#### What is being asked
Set down each line from the one containing "The picture is" to the one containing "const densYTicks = [0, 0.05, 0.10, 0.15, 0.20, 0.25];", inclusive, exactly as written and with nothing further.
* start Supplied data *
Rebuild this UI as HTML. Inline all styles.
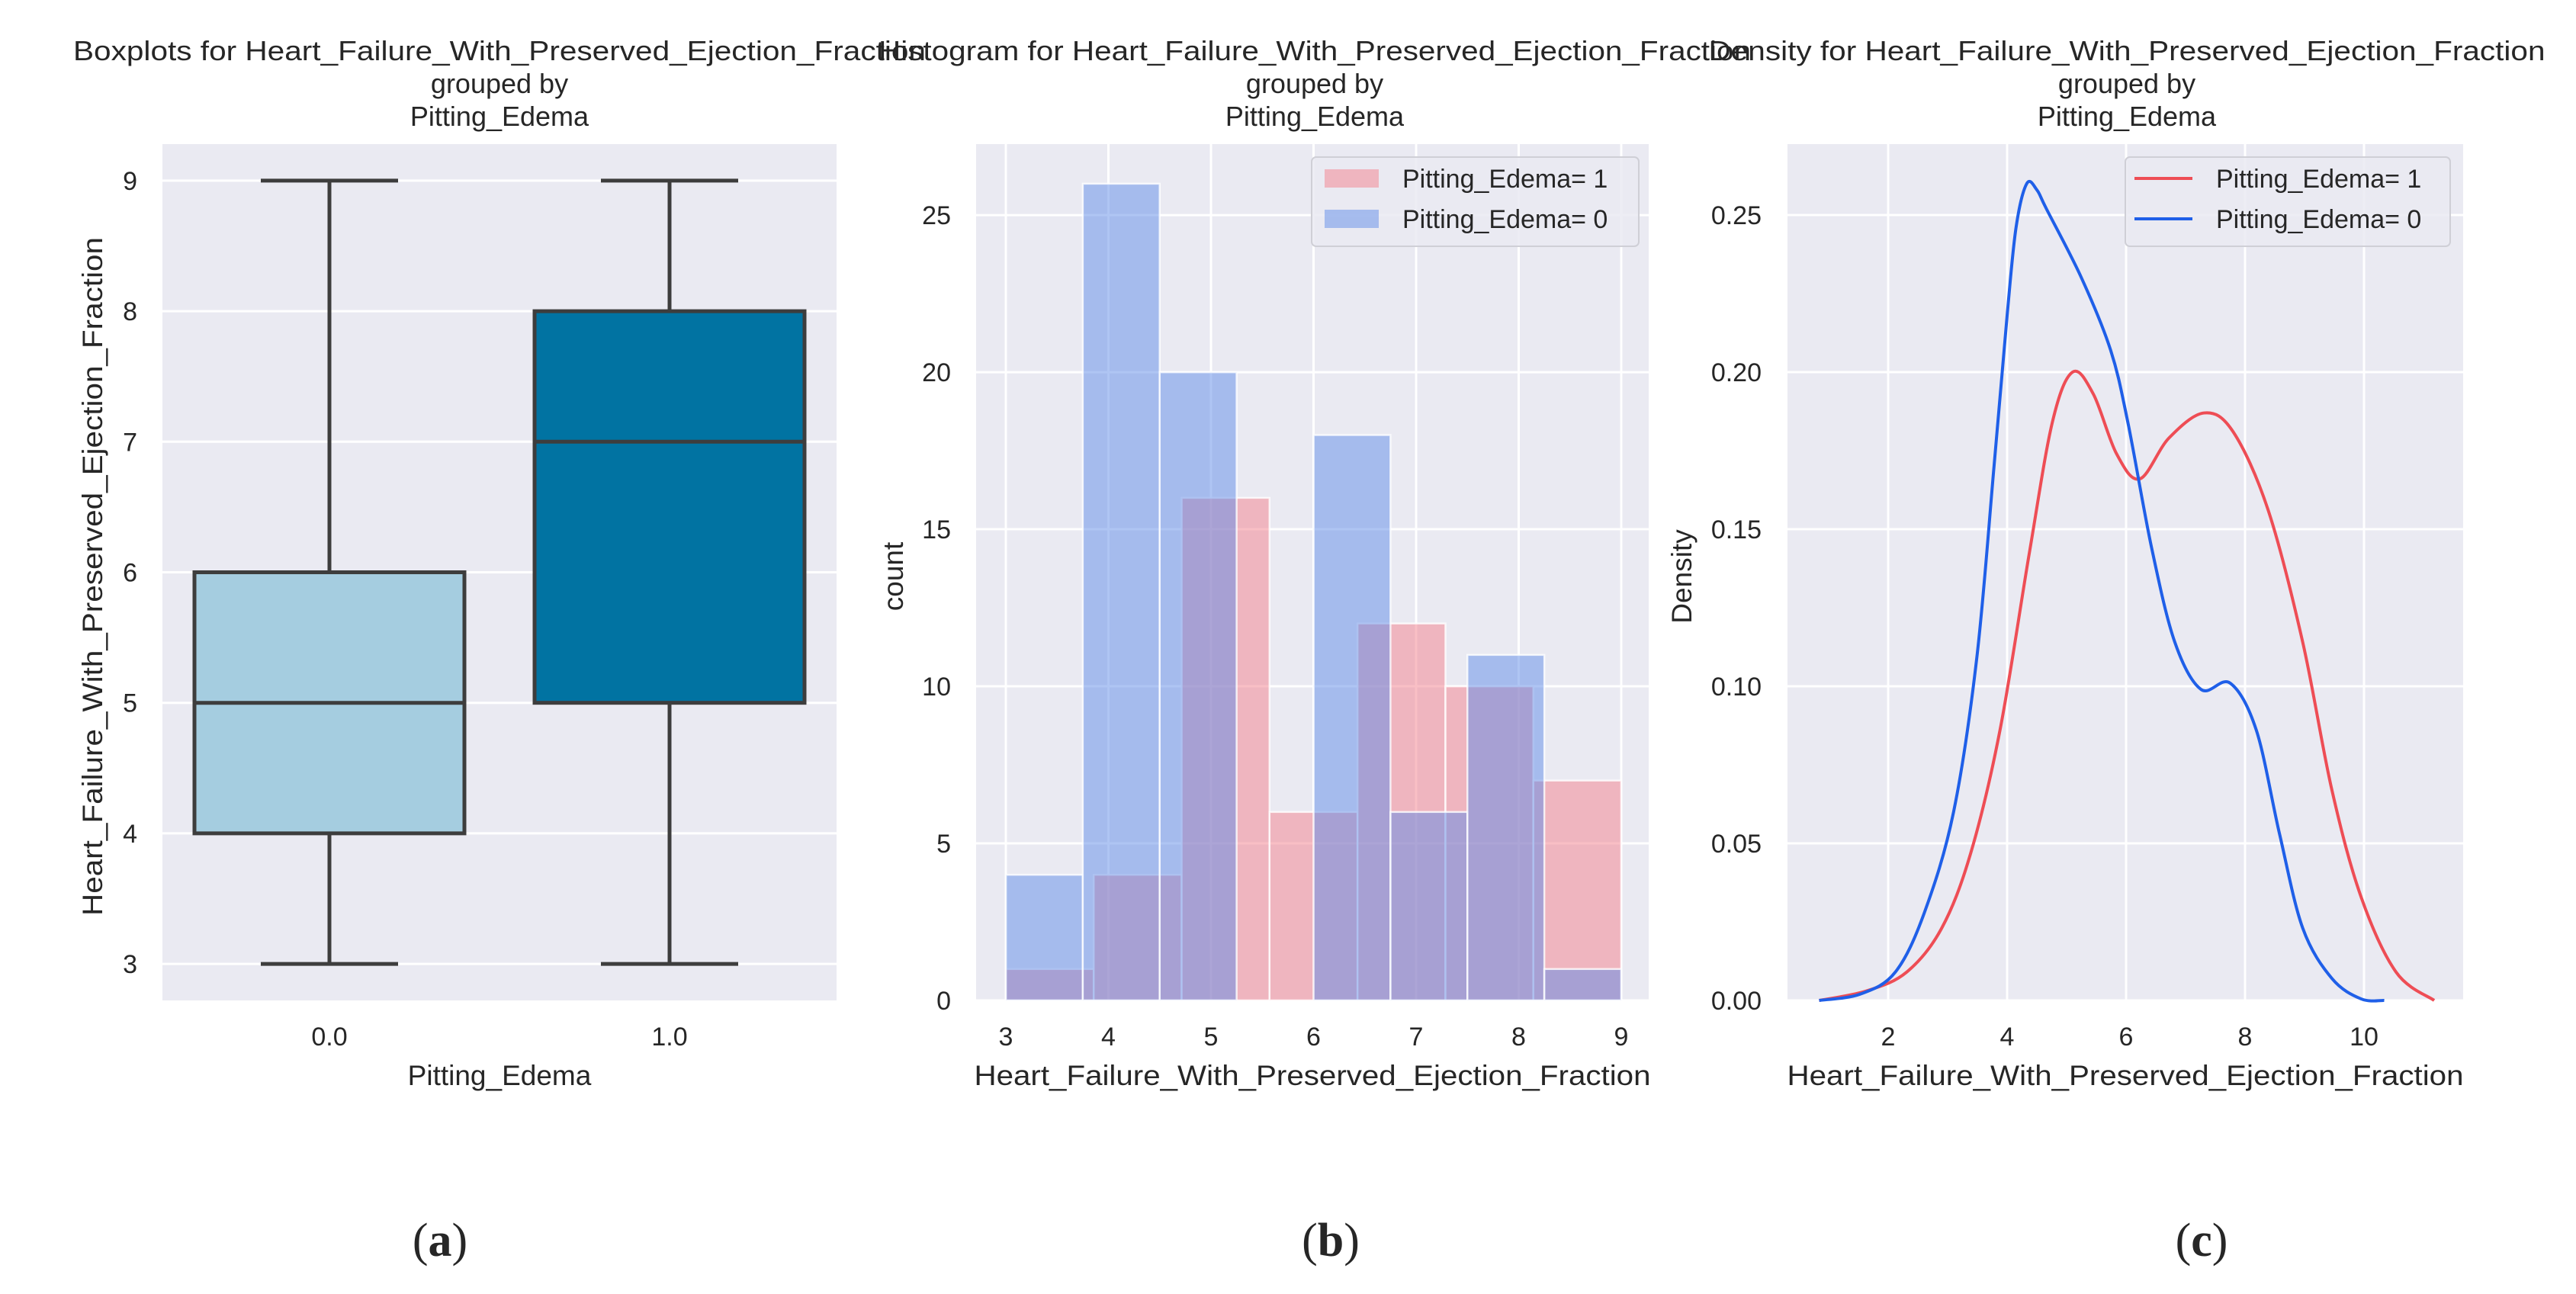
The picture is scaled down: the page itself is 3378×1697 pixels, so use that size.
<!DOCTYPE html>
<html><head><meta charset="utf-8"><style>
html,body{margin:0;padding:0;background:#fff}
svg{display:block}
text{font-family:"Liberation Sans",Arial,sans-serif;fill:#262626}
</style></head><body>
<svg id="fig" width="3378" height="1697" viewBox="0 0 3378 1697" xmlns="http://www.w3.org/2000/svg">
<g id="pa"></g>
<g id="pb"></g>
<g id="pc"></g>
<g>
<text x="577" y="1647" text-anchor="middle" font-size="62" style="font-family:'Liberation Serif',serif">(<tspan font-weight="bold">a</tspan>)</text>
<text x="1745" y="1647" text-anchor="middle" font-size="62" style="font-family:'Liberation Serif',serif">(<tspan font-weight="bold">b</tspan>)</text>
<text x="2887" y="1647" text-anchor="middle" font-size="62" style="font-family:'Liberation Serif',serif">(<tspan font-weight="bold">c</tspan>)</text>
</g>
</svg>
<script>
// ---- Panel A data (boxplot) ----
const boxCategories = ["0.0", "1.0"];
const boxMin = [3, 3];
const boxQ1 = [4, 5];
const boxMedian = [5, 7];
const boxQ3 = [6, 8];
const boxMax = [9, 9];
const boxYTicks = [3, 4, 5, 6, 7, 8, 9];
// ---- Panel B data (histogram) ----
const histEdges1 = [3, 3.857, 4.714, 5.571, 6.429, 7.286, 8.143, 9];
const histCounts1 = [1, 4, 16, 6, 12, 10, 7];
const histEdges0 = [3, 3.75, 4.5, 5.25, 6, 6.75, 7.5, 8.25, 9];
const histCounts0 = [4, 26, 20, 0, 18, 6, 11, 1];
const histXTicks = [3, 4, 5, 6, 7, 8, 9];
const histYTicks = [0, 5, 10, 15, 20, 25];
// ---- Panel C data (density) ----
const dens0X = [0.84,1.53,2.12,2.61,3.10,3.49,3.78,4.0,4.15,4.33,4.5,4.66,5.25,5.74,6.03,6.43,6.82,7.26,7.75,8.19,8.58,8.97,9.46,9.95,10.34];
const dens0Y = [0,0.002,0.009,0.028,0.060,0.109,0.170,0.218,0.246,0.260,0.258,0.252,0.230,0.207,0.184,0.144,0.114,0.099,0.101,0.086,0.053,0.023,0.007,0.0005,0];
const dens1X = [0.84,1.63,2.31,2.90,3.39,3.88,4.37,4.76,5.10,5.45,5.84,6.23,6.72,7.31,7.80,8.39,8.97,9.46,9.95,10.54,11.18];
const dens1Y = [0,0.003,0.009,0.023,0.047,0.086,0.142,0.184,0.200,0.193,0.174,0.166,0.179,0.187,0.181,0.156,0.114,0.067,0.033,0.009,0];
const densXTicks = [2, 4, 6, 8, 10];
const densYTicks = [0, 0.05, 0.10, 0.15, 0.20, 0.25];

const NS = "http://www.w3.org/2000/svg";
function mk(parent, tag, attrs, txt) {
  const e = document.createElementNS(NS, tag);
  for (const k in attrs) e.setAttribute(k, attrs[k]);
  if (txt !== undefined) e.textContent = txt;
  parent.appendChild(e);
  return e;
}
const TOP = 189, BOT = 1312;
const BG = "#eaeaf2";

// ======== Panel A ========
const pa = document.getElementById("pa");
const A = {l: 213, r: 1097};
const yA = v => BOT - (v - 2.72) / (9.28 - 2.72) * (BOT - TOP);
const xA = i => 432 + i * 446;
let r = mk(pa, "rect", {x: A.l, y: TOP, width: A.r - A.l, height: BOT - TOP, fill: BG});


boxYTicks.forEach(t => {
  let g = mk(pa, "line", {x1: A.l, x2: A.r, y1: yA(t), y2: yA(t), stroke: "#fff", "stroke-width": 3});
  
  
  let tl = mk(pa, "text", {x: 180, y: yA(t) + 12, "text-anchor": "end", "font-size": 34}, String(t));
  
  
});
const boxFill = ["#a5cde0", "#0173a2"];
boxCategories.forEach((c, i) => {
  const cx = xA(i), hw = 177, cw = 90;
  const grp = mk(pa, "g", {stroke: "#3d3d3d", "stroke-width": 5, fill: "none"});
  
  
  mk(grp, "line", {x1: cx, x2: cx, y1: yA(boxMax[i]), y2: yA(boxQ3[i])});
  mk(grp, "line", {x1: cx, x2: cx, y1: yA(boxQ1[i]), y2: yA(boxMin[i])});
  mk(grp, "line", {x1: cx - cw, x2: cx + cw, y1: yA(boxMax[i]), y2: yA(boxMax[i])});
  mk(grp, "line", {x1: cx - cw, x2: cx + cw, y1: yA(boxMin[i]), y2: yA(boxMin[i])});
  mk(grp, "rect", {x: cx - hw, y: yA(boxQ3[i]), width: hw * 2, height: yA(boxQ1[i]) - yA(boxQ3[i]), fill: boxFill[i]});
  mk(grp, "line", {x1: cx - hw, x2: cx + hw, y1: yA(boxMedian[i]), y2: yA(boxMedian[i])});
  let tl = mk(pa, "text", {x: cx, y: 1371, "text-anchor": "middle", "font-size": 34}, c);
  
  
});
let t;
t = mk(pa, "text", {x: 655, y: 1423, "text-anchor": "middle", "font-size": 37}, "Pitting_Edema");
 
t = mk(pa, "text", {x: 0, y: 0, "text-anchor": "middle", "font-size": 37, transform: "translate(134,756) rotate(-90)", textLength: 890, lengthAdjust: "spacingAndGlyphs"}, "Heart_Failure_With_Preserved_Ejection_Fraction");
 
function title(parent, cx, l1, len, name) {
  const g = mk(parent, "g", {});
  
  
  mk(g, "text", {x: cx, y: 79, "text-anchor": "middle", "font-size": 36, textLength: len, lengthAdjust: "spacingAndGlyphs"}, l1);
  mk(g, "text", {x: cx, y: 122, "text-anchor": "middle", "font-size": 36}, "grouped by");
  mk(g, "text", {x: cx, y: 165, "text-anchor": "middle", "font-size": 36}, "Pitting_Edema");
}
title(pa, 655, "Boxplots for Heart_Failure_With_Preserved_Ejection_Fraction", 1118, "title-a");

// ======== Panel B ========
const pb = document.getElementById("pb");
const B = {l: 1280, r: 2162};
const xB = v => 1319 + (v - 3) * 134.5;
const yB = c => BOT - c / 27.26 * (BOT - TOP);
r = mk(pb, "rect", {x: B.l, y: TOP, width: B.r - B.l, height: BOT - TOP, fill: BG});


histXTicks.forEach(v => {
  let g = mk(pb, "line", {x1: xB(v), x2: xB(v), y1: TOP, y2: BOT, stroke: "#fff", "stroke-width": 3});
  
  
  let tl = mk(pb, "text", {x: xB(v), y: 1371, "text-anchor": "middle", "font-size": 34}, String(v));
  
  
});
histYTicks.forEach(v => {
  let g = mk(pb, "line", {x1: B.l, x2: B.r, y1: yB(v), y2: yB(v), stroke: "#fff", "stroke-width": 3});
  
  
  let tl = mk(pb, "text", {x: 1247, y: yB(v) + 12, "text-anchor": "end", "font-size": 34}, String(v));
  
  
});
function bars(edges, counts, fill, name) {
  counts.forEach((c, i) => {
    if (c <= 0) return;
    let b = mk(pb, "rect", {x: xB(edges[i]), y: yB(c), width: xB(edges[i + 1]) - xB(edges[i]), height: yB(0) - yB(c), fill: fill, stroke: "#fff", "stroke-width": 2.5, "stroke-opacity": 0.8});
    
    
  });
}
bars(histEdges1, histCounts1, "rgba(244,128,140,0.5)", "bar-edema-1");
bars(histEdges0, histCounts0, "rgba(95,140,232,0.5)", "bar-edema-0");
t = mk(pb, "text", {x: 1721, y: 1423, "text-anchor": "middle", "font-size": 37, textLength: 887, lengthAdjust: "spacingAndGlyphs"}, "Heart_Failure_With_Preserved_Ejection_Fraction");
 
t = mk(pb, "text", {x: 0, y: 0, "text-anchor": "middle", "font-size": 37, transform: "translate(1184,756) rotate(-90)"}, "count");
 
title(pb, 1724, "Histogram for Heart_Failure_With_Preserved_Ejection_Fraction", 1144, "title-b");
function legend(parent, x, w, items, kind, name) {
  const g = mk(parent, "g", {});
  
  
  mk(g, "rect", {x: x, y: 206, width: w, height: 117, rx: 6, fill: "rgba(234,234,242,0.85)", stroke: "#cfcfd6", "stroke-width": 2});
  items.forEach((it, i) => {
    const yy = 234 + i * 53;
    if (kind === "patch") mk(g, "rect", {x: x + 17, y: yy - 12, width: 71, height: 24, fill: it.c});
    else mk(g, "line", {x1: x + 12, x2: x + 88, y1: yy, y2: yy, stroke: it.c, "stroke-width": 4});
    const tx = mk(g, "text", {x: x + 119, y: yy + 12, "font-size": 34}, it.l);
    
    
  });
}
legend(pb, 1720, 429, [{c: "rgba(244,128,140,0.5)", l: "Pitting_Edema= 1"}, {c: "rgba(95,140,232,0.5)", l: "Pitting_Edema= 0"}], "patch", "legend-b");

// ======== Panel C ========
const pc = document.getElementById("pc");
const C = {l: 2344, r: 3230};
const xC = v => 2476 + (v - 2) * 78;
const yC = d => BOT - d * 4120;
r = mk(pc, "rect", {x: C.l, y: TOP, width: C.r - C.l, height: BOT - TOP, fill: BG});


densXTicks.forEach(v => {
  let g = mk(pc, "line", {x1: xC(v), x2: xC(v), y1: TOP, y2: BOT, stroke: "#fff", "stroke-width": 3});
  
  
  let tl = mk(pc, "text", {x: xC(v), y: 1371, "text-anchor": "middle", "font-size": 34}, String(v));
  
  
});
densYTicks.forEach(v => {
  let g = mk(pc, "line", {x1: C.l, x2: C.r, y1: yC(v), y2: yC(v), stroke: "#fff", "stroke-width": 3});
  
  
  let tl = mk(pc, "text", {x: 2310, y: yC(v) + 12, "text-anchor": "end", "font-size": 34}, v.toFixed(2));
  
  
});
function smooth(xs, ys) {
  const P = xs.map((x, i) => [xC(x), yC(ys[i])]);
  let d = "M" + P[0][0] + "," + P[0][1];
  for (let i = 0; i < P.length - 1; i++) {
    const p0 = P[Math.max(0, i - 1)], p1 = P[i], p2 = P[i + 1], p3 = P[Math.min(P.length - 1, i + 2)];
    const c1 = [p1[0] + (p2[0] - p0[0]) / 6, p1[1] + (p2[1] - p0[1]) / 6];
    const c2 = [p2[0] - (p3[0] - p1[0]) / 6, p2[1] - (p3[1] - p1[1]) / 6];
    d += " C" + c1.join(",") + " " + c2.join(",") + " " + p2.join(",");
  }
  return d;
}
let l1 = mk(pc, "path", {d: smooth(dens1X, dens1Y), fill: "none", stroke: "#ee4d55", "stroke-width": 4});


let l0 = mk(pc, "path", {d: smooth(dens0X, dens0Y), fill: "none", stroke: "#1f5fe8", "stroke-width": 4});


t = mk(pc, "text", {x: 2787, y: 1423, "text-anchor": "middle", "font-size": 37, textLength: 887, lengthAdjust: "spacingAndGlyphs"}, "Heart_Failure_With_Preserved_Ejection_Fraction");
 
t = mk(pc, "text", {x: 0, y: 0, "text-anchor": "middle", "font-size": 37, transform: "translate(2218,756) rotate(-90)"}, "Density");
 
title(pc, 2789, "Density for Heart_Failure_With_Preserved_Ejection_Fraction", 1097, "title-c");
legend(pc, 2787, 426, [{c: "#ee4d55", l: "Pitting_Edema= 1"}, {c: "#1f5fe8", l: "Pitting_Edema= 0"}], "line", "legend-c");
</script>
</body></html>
* end Supplied data *
#### Exercise answer
The picture is scaled down: the page itself is 3378×1697 pixels, so use that size.
<!DOCTYPE html>
<html><head><meta charset="utf-8"><style>
html,body{margin:0;padding:0;background:#fff}
svg{display:block}
text{font-family:"Liberation Sans",Arial,sans-serif;fill:#262626}
</style></head><body>
<svg id="fig" width="3378" height="1697" viewBox="0 0 3378 1697" xmlns="http://www.w3.org/2000/svg">
<g id="pa"></g>
<g id="pb"></g>
<g id="pc"></g>
<g>
<text x="577" y="1647" text-anchor="middle" font-size="62" style="font-family:'Liberation Serif',serif">(<tspan font-weight="bold">a</tspan>)</text>
<text x="1745" y="1647" text-anchor="middle" font-size="62" style="font-family:'Liberation Serif',serif">(<tspan font-weight="bold">b</tspan>)</text>
<text x="2887" y="1647" text-anchor="middle" font-size="62" style="font-family:'Liberation Serif',serif">(<tspan font-weight="bold">c</tspan>)</text>
</g>
</svg>
<script>
// ---- Panel A data (boxplot) ----
const boxCategories = ["0.0", "1.0"];
const boxMin = [3, 3];
const boxQ1 = [4, 5];
const boxMedian = [5, 7];
const boxQ3 = [6, 8];
const boxMax = [9, 9];
const boxYTicks = [3, 4, 5, 6, 7, 8, 9];
// ---- Panel B data (histogram) ----
const histEdges1 = [3, 3.857, 4.714, 5.571, 6.429, 7.286, 8.143, 9];
const histCounts1 = [1, 4, 16, 6, 12, 10, 7];
const histEdges0 = [3, 3.75, 4.5, 5.25, 6, 6.75, 7.5, 8.25, 9];
const histCounts0 = [4, 26, 20, 0, 18, 6, 11, 1];
const histXTicks = [3, 4, 5, 6, 7, 8, 9];
const histYTicks = [0, 5, 10, 15, 20, 25];
// ---- Panel C data (density) ----
const dens0X = [0.84,1.53,2.12,2.61,3.10,3.49,3.78,4.0,4.15,4.33,4.5,4.66,5.25,5.74,6.03,6.43,6.82,7.26,7.75,8.19,8.58,8.97,9.46,9.95,10.34];
const dens0Y = [0,0.002,0.009,0.028,0.060,0.109,0.170,0.218,0.246,0.260,0.258,0.252,0.230,0.207,0.184,0.144,0.114,0.099,0.101,0.086,0.053,0.023,0.007,0.0005,0];
const dens1X = [0.84,1.63,2.31,2.90,3.39,3.88,4.37,4.76,5.10,5.45,5.84,6.23,6.72,7.31,7.80,8.39,8.97,9.46,9.95,10.54,11.18];
const dens1Y = [0,0.003,0.009,0.023,0.047,0.086,0.142,0.184,0.200,0.193,0.174,0.166,0.179,0.187,0.181,0.156,0.114,0.067,0.033,0.009,0];
const densXTicks = [2, 4, 6, 8, 10];
const densYTicks = [0, 0.05, 0.10, 0.15, 0.20, 0.25];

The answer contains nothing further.